I’m a Zionist. I believe that Israel needs to be a state for the Jewish people. I’ve believed this for as long as I can remember. I grew up in a Zionist home, waving the banner of a Jewish state, defending Israel as it’s been demonized in the media, in University campuses and anti Israel rallies. Moving to Israel 3 and a half years ago, my Aliyah cemented my Zionist convictions: I wanted to be part of this state, I wanted to be Israeli.
But this country is more than that. It’s more than a nation of Jewish people. We embody the values that our Zionist founders wanted to imbue to the state: a Jewish democracy founded on equality, freedom and human rights. This is why, when I see the asylum seekers, I see an opportunity. An opportunity for a nation of immigrants and refugees, who have lived the brutal consequences of racism and fascism, to open our hands and our hearts. This is why I stand by a Zionism and an Israel that not only stands up for those Israeli and Jewish values, but fosters them. Inspires it’s citizens to engage in it’s values and principles. We are a nation that has continually flourished in a hostile environment, providing the middle east with an example of a beautiful modern democratic civilization in our ancient homeland. Let’s live up to our name.
In 1951 Israel was one of the first signatories on the UN refugee convention. By signing and ratifying it, we stood by those very values we built our state on.
Today, thousands of Africans are fleeing persecution in their countries and finding physical safety in Israel. However, Israel is not assessing their claims, in opposition to the Refugee Convention. By not accessing their cases, we do not even know the number of genuine refugees in our country. This has allowed our government to label them as infiltrators without any data or facts. Yet, Eritreans and Sudanese have high refugee status recognition rates globally: 80% of Eritreans and 35% of Sudanese are granted refugee status in other countries. Israel won’t even accept their claims.
Our government’s solution has been to build an “open detention center” run by the police under the anti-infiltration law. This jail bans the asylum seekers from working, subjects them to roll call three times a day and only allows them to leave for 48 hours before being liable to arrest. Here they can be detailed indefinitely without judicial review. Additionally, the government has stated that it will stop renewing the group protection visas it has so far been providing. Without this visa, they are liable for arrest.

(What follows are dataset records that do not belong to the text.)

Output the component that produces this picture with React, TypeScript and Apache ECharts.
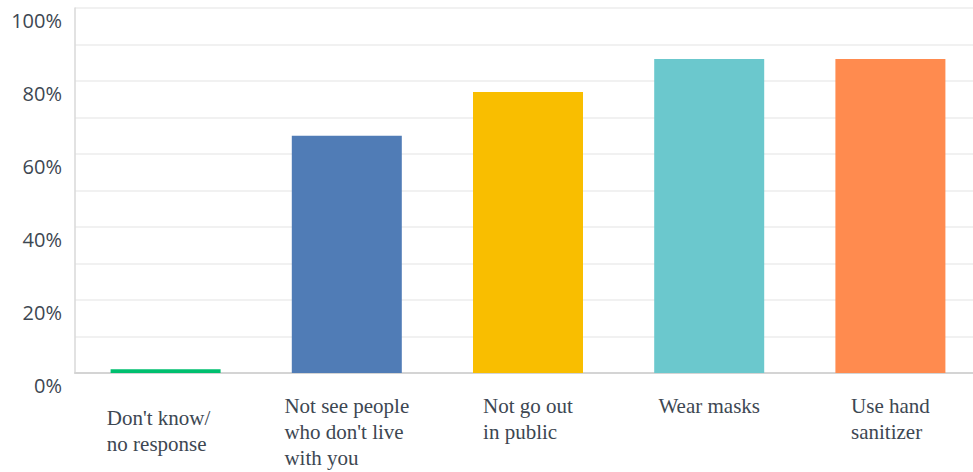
import React, { useEffect, useRef } from "react";
import * as echarts from "echarts";

const categories = [
  ["Don't know/", "no response"],
  ["Not see people", "who don't live", "with you"],
  ["Not go out", "in public"],
  ["Wear masks"],
  ["Use hand", "sanitizer"],
];
const values = [1, 65, 77, 86, 86];
const barColors = ["#00bf6f", "#507cb6", "#f9be00", "#6bc8cd", "#ff8b4f"];
const yTicks = [0, 20, 40, 60, 80, 100];

export default function App() {
  const ref = useRef<HTMLDivElement>(null);
  useEffect(() => {
    if (!ref.current) return;
    const chart = echarts.init(ref.current, null, { renderer: "svg" });
    chart.setOption({
      animation: false,
      backgroundColor: "#ffffff",
      grid: { left: 75, top: 8, right: 0, height: 365, containLabel: false },
      xAxis: {
        type: "category",
        data: categories.map((lines, i) => ({
          value: lines.join("\n"),
          textStyle: i === 0 ? { padding: [12, 14, 0, 0] } : {},
        })),
        axisLine: { show: true, lineStyle: { color: "#d4d4d4", width: 2 } },
        axisTick: { show: false },
        axisLabel: {
          interval: 0,
          margin: 20,
          formatter: (v: string) =>
            v
              .split("\n")
              .map((l) => "{t|" + l + "}")
              .join("\n"),
          rich: {
            t: {
              align: "left",
              fontFamily: "Liberation Serif",
              fontSize: 21,
              lineHeight: 26,
              color: "#3d4752",
            },
          },
          align: "center",
        },
      },
      yAxis: {
        type: "value",
        min: 0,
        max: 100,
        interval: 10,
        axisLine: { show: true, lineStyle: { color: "#d9d9d9", width: 1.5 } },
        axisTick: { show: false },
        splitLine: { show: true, lineStyle: { color: "#ececec", width: 1.5 } },
        axisLabel: {
          margin: 13,
          verticalAlign: "top",
          padding: [2, 0, 0, 0],
          fontFamily: "Open Sans",
          fontSize: 20,
          color: "#3d4752",
          formatter: (v: number) => (yTicks.includes(v) ? v + "%" : ""),
        },
      },
      series: [
        {
          type: "bar",
          barWidth: 110,
          data: values.map((v, i) => ({ value: v, itemStyle: { color: barColors[i] } })),
        },
      ],
    });
    return () => chart.dispose();
  }, []);
  return (
    <div style={{ position: "fixed", left: 0, top: 0, width: 973, height: 472, overflow: "hidden" }}>
      <div ref={ref} style={{ width: 981, height: 472 }} />
    </div>
  );
}
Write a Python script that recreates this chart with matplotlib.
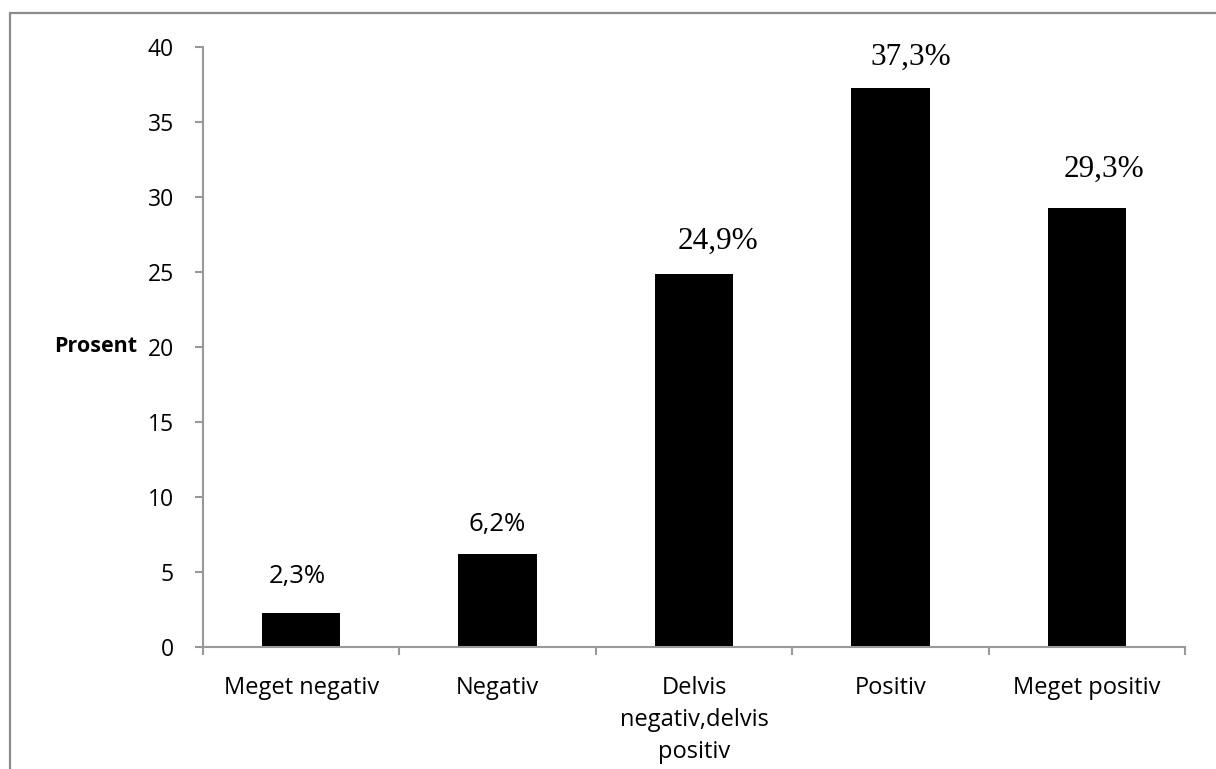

The government claims that it approved this law to “preserve the state’s Jewish and democratic nature”. However, aside from the human rights it tramples on, the numbers speak differently. Each year Israel approves approximately 70,000 foreign worker visas for jobs Israelis won’t do. There are approximately 53,000 asylum seekers in Israel right now. If the government cuts back on foreign workers visas, it can provide jobs for those asylum seekers without overwhelming or threatening our Jewish nature. After all, 53,000 asylum seekers only compromises 0.6% of our total population.
It’s written in our Declaration of Independence that our state will be “based on freedom, justice and peace.” It’s by these values that I became a true Zionist, and it’s by these values that I stand up for human beings who need them guaranteed the most. I won’t be lied to by my government. Only by accepting the asylum seeker’s cases can we determine who is a refugee. With this in mind, I’m asking our government to be faithful to the convention we signed: let’s start accepting their cases and begin the process to determine who is a refugee. Once we know who needs our help, we can begin the noble process of opening our hands and hearts by providing help, shelter and dignity to those who need it.
It’s time we take this opportunity to show the world how we can enact those great values of democracy, freedom and equality that I believe define our state. It’s time we stopped being apathetic and begin to stand up for freedom and equality: not only for them, by also for ourselves.